**Stored data**
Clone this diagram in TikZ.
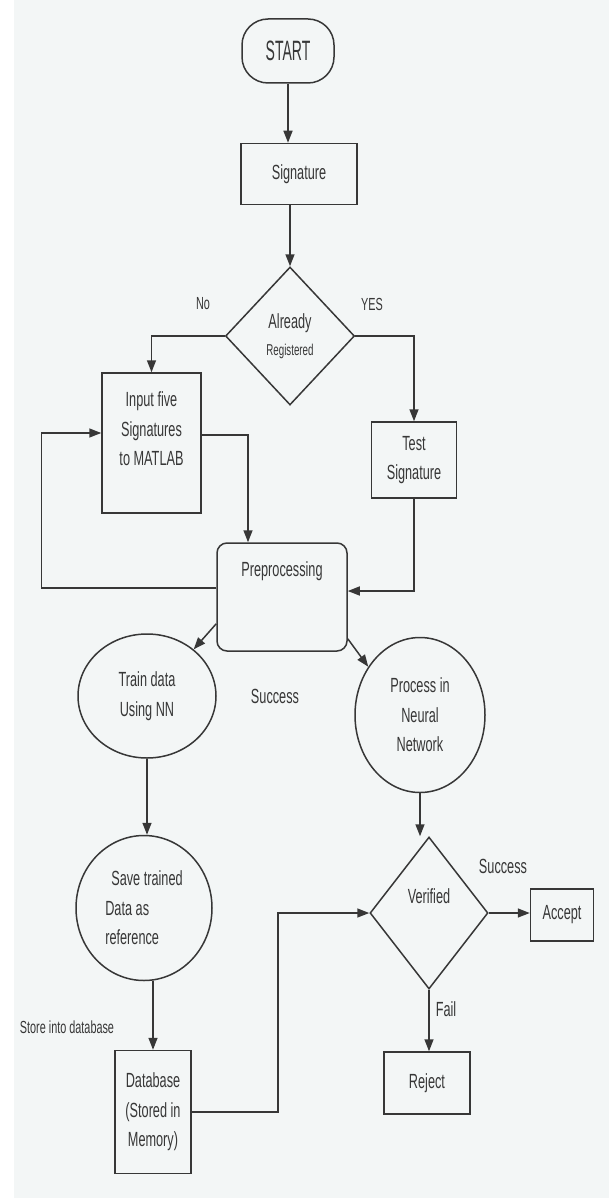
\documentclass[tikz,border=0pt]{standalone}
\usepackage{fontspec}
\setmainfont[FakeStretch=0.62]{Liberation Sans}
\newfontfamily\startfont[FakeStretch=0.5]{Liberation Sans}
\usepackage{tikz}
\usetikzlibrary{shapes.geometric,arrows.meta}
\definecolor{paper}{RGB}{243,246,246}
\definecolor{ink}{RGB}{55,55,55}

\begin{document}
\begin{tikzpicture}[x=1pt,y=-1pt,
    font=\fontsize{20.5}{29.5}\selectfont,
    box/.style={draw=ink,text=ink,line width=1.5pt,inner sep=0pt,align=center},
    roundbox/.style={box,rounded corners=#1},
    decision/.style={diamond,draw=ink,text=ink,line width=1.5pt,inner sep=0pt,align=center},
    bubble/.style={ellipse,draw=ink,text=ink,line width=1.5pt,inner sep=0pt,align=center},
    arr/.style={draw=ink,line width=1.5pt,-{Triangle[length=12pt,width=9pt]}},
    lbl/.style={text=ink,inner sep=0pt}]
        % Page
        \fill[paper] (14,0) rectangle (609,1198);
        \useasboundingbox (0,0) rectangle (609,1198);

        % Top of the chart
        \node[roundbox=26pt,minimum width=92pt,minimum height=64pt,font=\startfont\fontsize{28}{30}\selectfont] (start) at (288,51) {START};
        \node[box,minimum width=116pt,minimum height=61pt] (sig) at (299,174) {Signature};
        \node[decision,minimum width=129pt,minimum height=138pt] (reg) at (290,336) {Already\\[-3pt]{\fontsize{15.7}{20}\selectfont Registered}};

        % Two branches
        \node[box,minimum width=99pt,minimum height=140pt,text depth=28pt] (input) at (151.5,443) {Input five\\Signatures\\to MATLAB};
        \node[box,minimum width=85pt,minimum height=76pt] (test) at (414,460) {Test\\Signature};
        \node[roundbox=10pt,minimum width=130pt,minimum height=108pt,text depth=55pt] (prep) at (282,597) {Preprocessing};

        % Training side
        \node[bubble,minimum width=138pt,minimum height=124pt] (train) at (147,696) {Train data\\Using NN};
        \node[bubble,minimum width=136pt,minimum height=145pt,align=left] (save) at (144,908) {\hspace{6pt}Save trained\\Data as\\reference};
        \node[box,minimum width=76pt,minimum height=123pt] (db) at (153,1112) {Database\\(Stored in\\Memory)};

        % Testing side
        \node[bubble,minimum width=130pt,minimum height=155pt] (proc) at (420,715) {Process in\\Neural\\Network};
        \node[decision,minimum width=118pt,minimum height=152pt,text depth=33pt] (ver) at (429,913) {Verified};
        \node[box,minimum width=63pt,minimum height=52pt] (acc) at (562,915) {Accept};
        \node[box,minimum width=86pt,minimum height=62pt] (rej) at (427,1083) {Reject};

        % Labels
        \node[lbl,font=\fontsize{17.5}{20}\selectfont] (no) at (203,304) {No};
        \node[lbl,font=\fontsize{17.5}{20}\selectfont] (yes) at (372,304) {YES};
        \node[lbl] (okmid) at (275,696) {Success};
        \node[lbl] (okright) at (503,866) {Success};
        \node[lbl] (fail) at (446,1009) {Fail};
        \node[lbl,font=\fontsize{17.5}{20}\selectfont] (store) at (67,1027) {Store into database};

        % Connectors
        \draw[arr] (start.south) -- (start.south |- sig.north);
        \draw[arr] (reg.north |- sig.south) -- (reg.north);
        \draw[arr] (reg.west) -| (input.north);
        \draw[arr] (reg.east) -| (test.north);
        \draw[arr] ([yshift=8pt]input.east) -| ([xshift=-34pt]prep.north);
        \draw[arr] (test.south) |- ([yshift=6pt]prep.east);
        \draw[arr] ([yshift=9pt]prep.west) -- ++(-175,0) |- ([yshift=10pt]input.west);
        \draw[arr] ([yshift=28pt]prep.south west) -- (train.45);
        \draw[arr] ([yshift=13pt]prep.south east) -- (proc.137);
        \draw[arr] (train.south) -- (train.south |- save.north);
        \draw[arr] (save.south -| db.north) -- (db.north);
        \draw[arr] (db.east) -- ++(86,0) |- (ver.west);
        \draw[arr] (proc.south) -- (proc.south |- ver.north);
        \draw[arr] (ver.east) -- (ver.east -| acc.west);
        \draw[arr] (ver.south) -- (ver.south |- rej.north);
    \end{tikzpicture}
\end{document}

**Problem to solve**
Make an exact copy of the data, leaving its pictures out.

**In response**
Clone this diagram in TikZ.
\documentclass[tikz,border=0pt]{standalone}
\usepackage{fontspec}
\setmainfont[FakeStretch=0.62]{Liberation Sans}
\newfontfamily\startfont[FakeStretch=0.5]{Liberation Sans}
\usepackage{tikz}
\usetikzlibrary{shapes.geometric,arrows.meta}
\definecolor{paper}{RGB}{243,246,246}
\definecolor{ink}{RGB}{55,55,55}

\begin{document}
\begin{tikzpicture}[x=1pt,y=-1pt,
    font=\fontsize{20.5}{29.5}\selectfont,
    box/.style={draw=ink,text=ink,line width=1.5pt,inner sep=0pt,align=center},
    roundbox/.style={box,rounded corners=#1},
    decision/.style={diamond,draw=ink,text=ink,line width=1.5pt,inner sep=0pt,align=center},
    bubble/.style={ellipse,draw=ink,text=ink,line width=1.5pt,inner sep=0pt,align=center},
    arr/.style={draw=ink,line width=1.5pt,-{Triangle[length=12pt,width=9pt]}},
    lbl/.style={text=ink,inner sep=0pt}]
        % Page
        \fill[paper] (14,0) rectangle (609,1198);
        \useasboundingbox (0,0) rectangle (609,1198);

        % Top of the chart
        \node[roundbox=26pt,minimum width=92pt,minimum height=64pt,font=\startfont\fontsize{28}{30}\selectfont] (start) at (288,51) {START};
        \node[box,minimum width=116pt,minimum height=61pt] (sig) at (299,174) {Signature};
        \node[decision,minimum width=129pt,minimum height=138pt] (reg) at (290,336) {Already\\[-3pt]{\fontsize{15.7}{20}\selectfont Registered}};

        % Two branches
        \node[box,minimum width=99pt,minimum height=140pt,text depth=28pt] (input) at (151.5,443) {Input five\\Signatures\\to MATLAB};
        \node[box,minimum width=85pt,minimum height=76pt] (test) at (414,460) {Test\\Signature};
        \node[roundbox=10pt,minimum width=130pt,minimum height=108pt,text depth=55pt] (prep) at (282,597) {Preprocessing};

        % Training side
        \node[bubble,minimum width=138pt,minimum height=124pt] (train) at (147,696) {Train data\\Using NN};
        \node[bubble,minimum width=136pt,minimum height=145pt,align=left] (save) at (144,908) {\hspace{6pt}Save trained\\Data as\\reference};
        \node[box,minimum width=76pt,minimum height=123pt] (db) at (153,1112) {Database\\(Stored in\\Memory)};

        % Testing side
        \node[bubble,minimum width=130pt,minimum height=155pt] (proc) at (420,715) {Process in\\Neural\\Network};
        \node[decision,minimum width=118pt,minimum height=152pt,text depth=33pt] (ver) at (429,913) {Verified};
        \node[box,minimum width=63pt,minimum height=52pt] (acc) at (562,915) {Accept};
        \node[box,minimum width=86pt,minimum height=62pt] (rej) at (427,1083) {Reject};

        % Labels
        \node[lbl,font=\fontsize{17.5}{20}\selectfont] (no) at (203,304) {No};
        \node[lbl,font=\fontsize{17.5}{20}\selectfont] (yes) at (372,304) {YES};
        \node[lbl] (okmid) at (275,696) {Success};
        \node[lbl] (okright) at (503,866) {Success};
        \node[lbl] (fail) at (446,1009) {Fail};
        \node[lbl,font=\fontsize{17.5}{20}\selectfont] (store) at (67,1027) {Store into database};

        % Connectors
        \draw[arr] (start.south) -- (start.south |- sig.north);
        \draw[arr] (reg.north |- sig.south) -- (reg.north);
        \draw[arr] (reg.west) -| (input.north);
        \draw[arr] (reg.east) -| (test.north);
        \draw[arr] ([yshift=8pt]input.east) -| ([xshift=-34pt]prep.north);
        \draw[arr] (test.south) |- ([yshift=6pt]prep.east);
        \draw[arr] ([yshift=9pt]prep.west) -- ++(-175,0) |- ([yshift=10pt]input.west);
        \draw[arr] ([yshift=28pt]prep.south west) -- (train.45);
        \draw[arr] ([yshift=13pt]prep.south east) -- (proc.137);
        \draw[arr] (train.south) -- (train.south |- save.north);
        \draw[arr] (save.south -| db.north) -- (db.north);
        \draw[arr] (db.east) -- ++(86,0) |- (ver.west);
        \draw[arr] (proc.south) -- (proc.south |- ver.north);
        \draw[arr] (ver.east) -- (ver.east -| acc.west);
        \draw[arr] (ver.south) -- (ver.south |- rej.north);
    \end{tikzpicture}
\end{document}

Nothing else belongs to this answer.